**RAW DATA**

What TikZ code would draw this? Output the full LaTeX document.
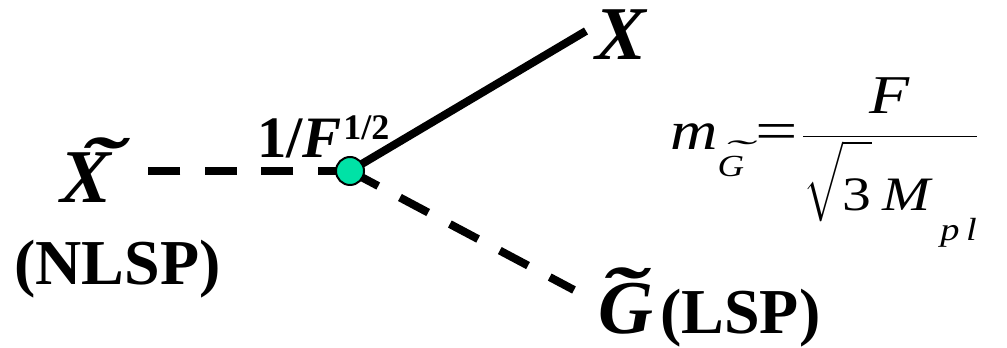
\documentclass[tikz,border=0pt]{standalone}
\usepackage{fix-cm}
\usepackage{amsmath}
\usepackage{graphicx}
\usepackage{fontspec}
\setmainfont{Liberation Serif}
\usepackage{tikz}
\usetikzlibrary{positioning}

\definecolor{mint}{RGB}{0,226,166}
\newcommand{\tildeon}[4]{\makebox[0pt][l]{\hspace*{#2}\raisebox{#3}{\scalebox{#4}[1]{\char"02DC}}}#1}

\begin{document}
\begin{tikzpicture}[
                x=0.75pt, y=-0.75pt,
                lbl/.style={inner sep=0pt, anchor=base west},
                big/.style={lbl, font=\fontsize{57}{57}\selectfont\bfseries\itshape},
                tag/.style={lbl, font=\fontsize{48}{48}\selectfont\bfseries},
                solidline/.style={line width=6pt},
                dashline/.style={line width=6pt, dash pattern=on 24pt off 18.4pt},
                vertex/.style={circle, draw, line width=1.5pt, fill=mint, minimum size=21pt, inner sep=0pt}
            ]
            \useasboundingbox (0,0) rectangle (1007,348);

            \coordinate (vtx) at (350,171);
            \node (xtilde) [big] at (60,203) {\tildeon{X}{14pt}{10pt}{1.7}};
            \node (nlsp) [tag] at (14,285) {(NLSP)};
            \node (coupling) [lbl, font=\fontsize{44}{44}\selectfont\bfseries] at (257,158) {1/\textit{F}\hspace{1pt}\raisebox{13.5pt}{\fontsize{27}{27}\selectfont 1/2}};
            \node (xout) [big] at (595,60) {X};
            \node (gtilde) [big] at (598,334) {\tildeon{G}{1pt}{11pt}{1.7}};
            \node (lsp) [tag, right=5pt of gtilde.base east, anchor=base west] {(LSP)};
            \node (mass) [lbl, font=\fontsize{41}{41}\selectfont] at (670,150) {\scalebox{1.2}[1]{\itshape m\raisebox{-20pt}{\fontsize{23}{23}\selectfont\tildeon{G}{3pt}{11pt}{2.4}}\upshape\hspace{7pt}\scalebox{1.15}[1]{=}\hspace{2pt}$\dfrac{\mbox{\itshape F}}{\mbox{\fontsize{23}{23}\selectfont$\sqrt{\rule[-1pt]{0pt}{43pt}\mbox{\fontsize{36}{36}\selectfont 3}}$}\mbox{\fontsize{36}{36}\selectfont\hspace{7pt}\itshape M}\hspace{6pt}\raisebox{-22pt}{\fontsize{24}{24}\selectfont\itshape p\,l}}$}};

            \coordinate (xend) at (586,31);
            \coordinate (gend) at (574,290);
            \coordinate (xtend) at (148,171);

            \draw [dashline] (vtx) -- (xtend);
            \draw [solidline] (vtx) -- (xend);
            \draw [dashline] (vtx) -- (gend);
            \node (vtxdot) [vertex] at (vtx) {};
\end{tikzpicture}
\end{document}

**SET EXERCISE**
Transcribe all the data word for word; the images stay out.

**FULL OUTPUT**
What TikZ code would draw this? Output the full LaTeX document.
\documentclass[tikz,border=0pt]{standalone}
\usepackage{fix-cm}
\usepackage{amsmath}
\usepackage{graphicx}
\usepackage{fontspec}
\setmainfont{Liberation Serif}
\usepackage{tikz}
\usetikzlibrary{positioning}

\definecolor{mint}{RGB}{0,226,166}
\newcommand{\tildeon}[4]{\makebox[0pt][l]{\hspace*{#2}\raisebox{#3}{\scalebox{#4}[1]{\char"02DC}}}#1}

\begin{document}
\begin{tikzpicture}[
                x=0.75pt, y=-0.75pt,
                lbl/.style={inner sep=0pt, anchor=base west},
                big/.style={lbl, font=\fontsize{57}{57}\selectfont\bfseries\itshape},
                tag/.style={lbl, font=\fontsize{48}{48}\selectfont\bfseries},
                solidline/.style={line width=6pt},
                dashline/.style={line width=6pt, dash pattern=on 24pt off 18.4pt},
                vertex/.style={circle, draw, line width=1.5pt, fill=mint, minimum size=21pt, inner sep=0pt}
            ]
            \useasboundingbox (0,0) rectangle (1007,348);

            \coordinate (vtx) at (350,171);
            \node (xtilde) [big] at (60,203) {\tildeon{X}{14pt}{10pt}{1.7}};
            \node (nlsp) [tag] at (14,285) {(NLSP)};
            \node (coupling) [lbl, font=\fontsize{44}{44}\selectfont\bfseries] at (257,158) {1/\textit{F}\hspace{1pt}\raisebox{13.5pt}{\fontsize{27}{27}\selectfont 1/2}};
            \node (xout) [big] at (595,60) {X};
            \node (gtilde) [big] at (598,334) {\tildeon{G}{1pt}{11pt}{1.7}};
            \node (lsp) [tag, right=5pt of gtilde.base east, anchor=base west] {(LSP)};
            \node (mass) [lbl, font=\fontsize{41}{41}\selectfont] at (670,150) {\scalebox{1.2}[1]{\itshape m\raisebox{-20pt}{\fontsize{23}{23}\selectfont\tildeon{G}{3pt}{11pt}{2.4}}\upshape\hspace{7pt}\scalebox{1.15}[1]{=}\hspace{2pt}$\dfrac{\mbox{\itshape F}}{\mbox{\fontsize{23}{23}\selectfont$\sqrt{\rule[-1pt]{0pt}{43pt}\mbox{\fontsize{36}{36}\selectfont 3}}$}\mbox{\fontsize{36}{36}\selectfont\hspace{7pt}\itshape M}\hspace{6pt}\raisebox{-22pt}{\fontsize{24}{24}\selectfont\itshape p\,l}}$}};

            \coordinate (xend) at (586,31);
            \coordinate (gend) at (574,290);
            \coordinate (xtend) at (148,171);

            \draw [dashline] (vtx) -- (xtend);
            \draw [solidline] (vtx) -- (xend);
            \draw [dashline] (vtx) -- (gend);
            \node (vtxdot) [vertex] at (vtx) {};
\end{tikzpicture}
\end{document}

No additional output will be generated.